Latest revision as of 12:15, 5 March 2013

1913-06-02 Bill Ladbury w rsc 11 (20) Sid Smith, The Ring, Southwark, London, England GB/IBU. Referee: Edward Humphreys. Billed for the British, European and world 112lb titles, Regardless of Smith being the superior boxer of the two he was hammered by the hard-hitting Ladbury from the seventh round onwards. Although Smith was well ahead at the time, the seventh saw him coming apart at the seams as he was knocked down four times, barely making it into the eighth. Subsequently, it was just a matter of time, and Smith was dropped once in the ninth and four times in the tenth before being smashed down for ‘nine’ in the 11th. Bleeding profusely, Smith was then pushed or swung down as many as nine times before a cracking right dropped him yet again, bringing about an immediate stoppage. Despite being contested outside the jurisdiction of the NSC, and thus failing to attract the Lonsdale Belt, when the French-based International Boxing Union was formed a few days later, Ladbury was immediately recognised by them as the world champion.

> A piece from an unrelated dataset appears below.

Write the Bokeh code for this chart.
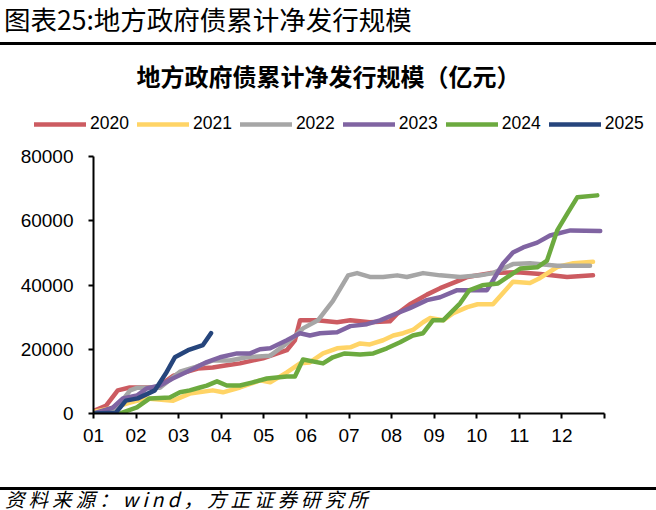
from bokeh.plotting import figure
from bokeh.models import Range1d, FixedTicker, Legend, LegendItem, Div
from bokeh.layouts import column
from bokeh.embed import file_html
from bokeh.resources import INLINE

# ---------------- data (x = month position, 0 = start of January) ----------------
series_names = ["2020", "2021", "2022", "2023", "2024", "2025"]
series_colors = ["#CC5B61", "#FFD466", "#A6A6A6", "#8064A2", "#6CAA3F", "#26457C"]

x_2020 = [0, 0.30, 0.57, 0.85, 1.48, 1.88, 2.45, 2.80, 3.13, 3.44, 3.98, 4.54, 4.73, 4.85,
          5.25, 5.72, 6.03, 6.49, 6.96, 7.13, 7.43, 7.83, 8.14, 8.61, 8.78, 9.32, 9.95,
          10.49, 11.12, 11.73]
v_2020 = [800, 2500, 7200, 8100, 8100, 11800, 14000, 14300, 15000, 15600, 17200, 19700, 22800, 29000,
          29000, 28400, 29000, 28400, 28700, 31000, 34000, 37000, 39000, 41500, 42500, 43700, 44000,
          43400, 42500, 43000]

x_2021 = [0, 0.46, 0.86, 1.25, 1.87, 2.26, 2.80, 3.04, 3.44, 3.91, 4.15, 4.54, 4.85, 5.08,
          5.39, 5.72, 6.03, 6.26, 6.49, 6.80, 7.04, 7.27, 7.50, 7.74, 7.90, 8.21, 8.45,
          8.78, 9.02, 9.38, 9.85, 10.25, 10.49, 10.89, 11.27, 11.73]
v_2021 = [500, 1800, 3400, 4700, 4000, 6200, 7200, 6600, 8100, 10300, 9700, 12800, 15600, 15900,
          18700, 20300, 20600, 21800, 21500, 22800, 24300, 25000, 26000, 28400, 29700, 29000, 31200,
          33100, 34000, 34000, 41000, 40600, 42200, 45600, 46800, 47200]

x_2022 = [0, 0.45, 0.70, 0.86, 1.02, 1.56, 2.03, 2.40, 2.80, 3.20, 3.60, 4.15, 4.54, 4.92,
          5.27, 5.62, 5.98, 6.19, 6.49, 6.80, 7.13, 7.36, 7.74, 8.14, 8.61, 9.08, 9.38,
          9.85, 10.25, 10.89, 11.66]
v_2022 = [0, 1000, 4500, 7200, 8000, 8000, 13000, 14500, 16500, 16500, 17500, 18000, 21800, 26500,
          29000, 35000, 43000, 43700, 42500, 42500, 43000, 42500, 43700, 43000, 42500, 43000, 43700,
          46500, 46800, 46000, 46000]

x_2023 = [0, 0.45, 0.69, 1.02, 1.25, 1.56, 1.86, 2.26, 2.66, 2.97, 3.37, 3.68, 3.91, 4.15,
          4.54, 4.85, 5.08, 5.32, 5.72, 6.03, 6.42, 6.73, 7.13, 7.43, 7.83, 8.14, 8.54,
          9.24, 9.38, 9.62, 9.85, 10.09, 10.42, 10.72, 11.20, 11.90]
v_2023 = [0, 1800, 4700, 5600, 7800, 8700, 10900, 13400, 16000, 17500, 18700, 18700, 20000, 20300,
          22800, 25000, 24300, 25000, 25300, 27200, 27800, 29000, 31200, 32800, 35300, 36200, 38400,
          38400, 41400, 46700, 50100, 51700, 53200, 55400, 57000, 56800]

x_2024 = [0, 0.61, 1.02, 1.32, 1.79, 2.03, 2.26, 2.50, 2.66, 2.90, 3.13, 3.44, 3.74, 4.07,
          4.54, 4.73, 4.92, 5.39, 5.62, 5.90, 6.26, 6.57, 6.89, 7.20, 7.50, 7.74, 7.97,
          8.21, 8.61, 8.82, 9.13, 9.50, 9.78, 10.02, 10.42, 10.65, 10.89, 11.13, 11.36, 11.83]
v_2024 = [0, 0, 1900, 4700, 5000, 6600, 7200, 8100, 8700, 10000, 8700, 8700, 9700, 10900,
          11500, 11500, 16800, 15600, 17500, 18700, 18400, 18700, 20300, 22200, 24300, 25000, 29000,
          29000, 34300, 38300, 39900, 40500, 43000, 45100, 45500, 47600, 57000, 62300, 67300, 67900]

x_2025 = [0, 0.52, 0.76, 1.04, 1.44, 1.70, 1.91, 2.22, 2.57, 2.76]
v_2025 = [0, 200, 4000, 4700, 7200, 12500, 17500, 19700, 21300, 25000]

month_labels = ["01", "02", "03", "04", "05", "06", "07", "08", "09", "10", "11", "12"]
y_ticks = [0, 20000, 40000, 60000, 80000]

header_text = "图表25:地方政府债累计净发行规模"
chart_title = "地方政府债累计净发行规模（亿元）"
source_text = "资料来源：wind，方正证券研究所"

xs = [x_2020, x_2021, x_2022, x_2023, x_2024, x_2025]
vs = [v_2020, v_2021, v_2022, v_2023, v_2024, v_2025]

LINE_W = 4.5

# ---------------- top strip: chart title + legend ----------------
# (the series are drawn here too, but outside the visible range, so that the
#  legend below gets its line samples from real renderers)
top = figure(width=656, height=96, x_range=Range1d(0, 12), y_range=Range1d(-200000, -100000),
             x_axis_location=None, y_axis_location=None,
             output_backend="svg", toolbar_location=None,
             min_border_left=0, min_border_right=0, min_border_top=47, min_border_bottom=0)
top.grid.visible = False
top.outline_line_color = None
top.title.text = chart_title
top.title.align = "center"
top.title.offset = 21
top.title.standoff = 0
top.title.text_font = "Noto Sans CJK SC"
top.title.text_font_style = "bold"
top.title.text_font_size = "24px"
top.title.text_color = "black"

legend_items = []
for name, c, x, v in zip(series_names, series_colors, xs, vs):
    r = top.line(x, v, line_width=LINE_W, line_color=c, line_cap="round")
    legend_items.append(LegendItem(label=name, renderers=[r]))

legend = Legend(items=legend_items, orientation="horizontal", location=(34, 7),
                glyph_width=52, glyph_height=20, label_height=20, label_standoff=4,
                spacing=8, padding=0, margin=0, border_line_color=None,
                background_fill_alpha=0, label_text_font="Liberation Sans",
                label_text_font_size="17.5px", label_text_color="black")
top.add_layout(legend, "center")

# ---------------- main chart ----------------
p = figure(width=656, height=345, x_range=Range1d(0, 12), y_range=Range1d(0, 80000),
           output_backend="svg", toolbar_location=None,
           min_border_left=93, min_border_right=52, min_border_top=15, min_border_bottom=73)
p.outline_line_color = None
p.xgrid.grid_line_color = None
p.ygrid.grid_line_color = None

for name, c, x, v in zip(series_names, series_colors, xs, vs):
    p.line(x, v, line_width=LINE_W, line_color=c, line_cap="round", line_join="round")

for ax in (p.xaxis[0], p.yaxis[0]):
    ax.axis_line_color = "black"
    ax.axis_line_width = 2
    ax.major_tick_line_color = "black"
    ax.major_tick_line_width = 2
    ax.major_tick_in = 0
    ax.major_tick_out = 5
    ax.minor_tick_line_color = None
    ax.major_label_text_font = "Liberation Sans"
    ax.major_label_text_font_size = "19px"
    ax.major_label_text_color = "black"

p.xaxis.ticker = FixedTicker(ticks=list(range(13)))
overrides = {i: month_labels[i] for i in range(12)}
overrides[12] = ""
p.xaxis.major_label_overrides = overrides
p.xaxis.major_label_standoff = 10

p.yaxis.ticker = FixedTicker(ticks=y_ticks)
p.yaxis.major_label_standoff = 15

# keep the two figures' frames independent (no frame alignment in the column)
for fig in (top, p):
    if "frame_align" in fig.properties():
        fig.frame_align = False

# ---------------- header / footer ----------------
header = Div(text=(
    '<div style="position:relative;width:656px;height:45px;">'
    '<div style="position:absolute;left:4px;top:0px;font-family:\'Noto Sans CJK SC\';'
    'font-size:26.5px;line-height:38px;white-space:nowrap;color:#000;">' + header_text + '</div>'
    '<div style="position:absolute;left:0px;top:42px;width:656px;height:3px;background:#000;"></div>'
    '</div>'), width=656, height=45, margin=0)

footer = Div(text=(
    '<div style="position:relative;width:656px;height:24px;">'
    '<div style="position:absolute;left:0px;top:1px;width:656px;height:3px;background:#000;"></div>'
    '<div style="position:absolute;left:5px;top:3px;font-family:\'Noto Sans CJK SC\';'
    'font-style:italic;font-size:19.5px;line-height:20px;letter-spacing:4px;white-space:nowrap;color:#000;">'
    + source_text + '</div>'
    '</div>'), width=656, height=24, margin=0)

layout = column(header, top, p, footer, spacing=0)
open("out.html", "w").write(file_html(layout, INLINE))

On 22 September, Jimmy Wilde (96) outpointed Young George Dando (92) over 20 rounds at the Westgate Street Skating Rink, Cardiff, Wales, in what was billed as being for the Welsh and British 108lbs paperweight titles. A return match saw Wilde score an 18th-round disqualification win over Dando at the Drill Hall, Merthyr Tydfil, Wales on 6 December. Again billed for the Welsh and British 108lbs paperweight titles, Wilde weighed in at 96lbs, while Dando made 107lbs.

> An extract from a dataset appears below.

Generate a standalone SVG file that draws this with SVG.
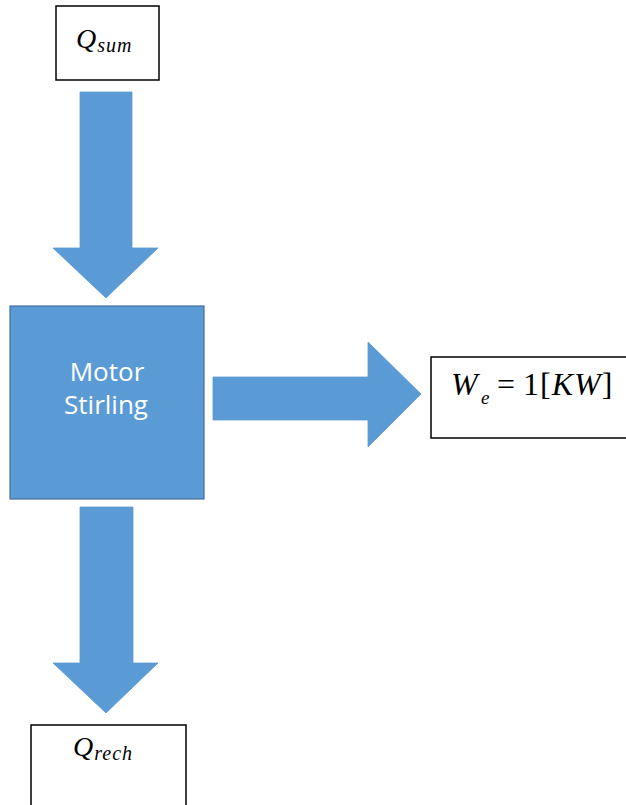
<svg xmlns="http://www.w3.org/2000/svg" width="626" height="805" viewBox="0 0 626 805">
<style>
.lbl{fill:#fff;stroke:#000;stroke-width:1.5}
.arrow{fill:#5B9BD5;stroke:#5B9BD5;stroke-width:0.8;stroke-linejoin:miter}
.main{fill:#5B9BD5;stroke:#41719C;stroke-width:1.2}
.math{font-family:"Liberation Serif","DejaVu Serif",serif;fill:#000}
.it{font-style:italic}
.sub{font-size:20px;letter-spacing:1px}
.mt{font-family:"Open Sans","Liberation Sans",sans-serif;font-size:26px;fill:#fff;text-anchor:middle}
</style>
<rect width="626" height="805" fill="#fff"/>
<g id="connectors">
<polygon class="arrow" points="80,92 132,92 132,248 158,248 106,298 53,248 80,248"/>
<polygon class="arrow" points="213,377 368,377 368,342 421,394 368,447 368,420 213,420"/>
<polygon class="arrow" points="80,507 133,507 133,663 158,663 106,713 53,663 80,663"/>
</g>
<g id="q-sum">
<rect class="lbl" x="56" y="6" width="103" height="74"/>
<text class="math it" x="76" y="48" font-size="28">Q<tspan class="sub" dx="1" dy="4">sum</tspan></text>
</g>
<g id="motor-stirling">
<rect class="main" x="10" y="306" width="194" height="193"/>
<text class="mt" x="107" y="381">Motor</text>
<text class="mt" x="106" y="414">Stirling</text>
</g>
<g id="w-e">
<rect class="lbl" x="431" y="357" width="200" height="81"/>
<text class="math" y="395" font-size="32"><tspan class="it" x="451">W</tspan><tspan class="it" x="481" dy="9" font-size="19">e</tspan><tspan x="497" dy="-9">=</tspan><tspan x="523" letter-spacing="1">1[</tspan><tspan class="it" letter-spacing="1">KW</tspan><tspan>]</tspan></text>
</g>
<g id="q-rech">
<rect class="lbl" x="31" y="725" width="155" height="84"/>
<text class="math it" x="73" y="756" font-size="28">Q<tspan class="sub" dx="1" dy="4">rech</tspan></text>
</g>
</svg>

Another contest for Wilde saw him force Harry Brooks to retire in the ninth of a scheduled 15 at the Free Trade Hall, Manchester on 16 December. Although there was no title billing, with Wilde weighing 96lbs to Brooks’ 106lbs, his 108lbs ‘paperweight’ title claim was obviously at risk in this one.

A few weeks later, on 3 January 1914, Wilde (94) outpointed 16-year-old Kid Nutter (88) over 20 rounds at The Pavilion, Tonypandy, Wales. Despite no title billing being accredited, Wilde later stated that his British and world 94lb titles had been at stake in this one.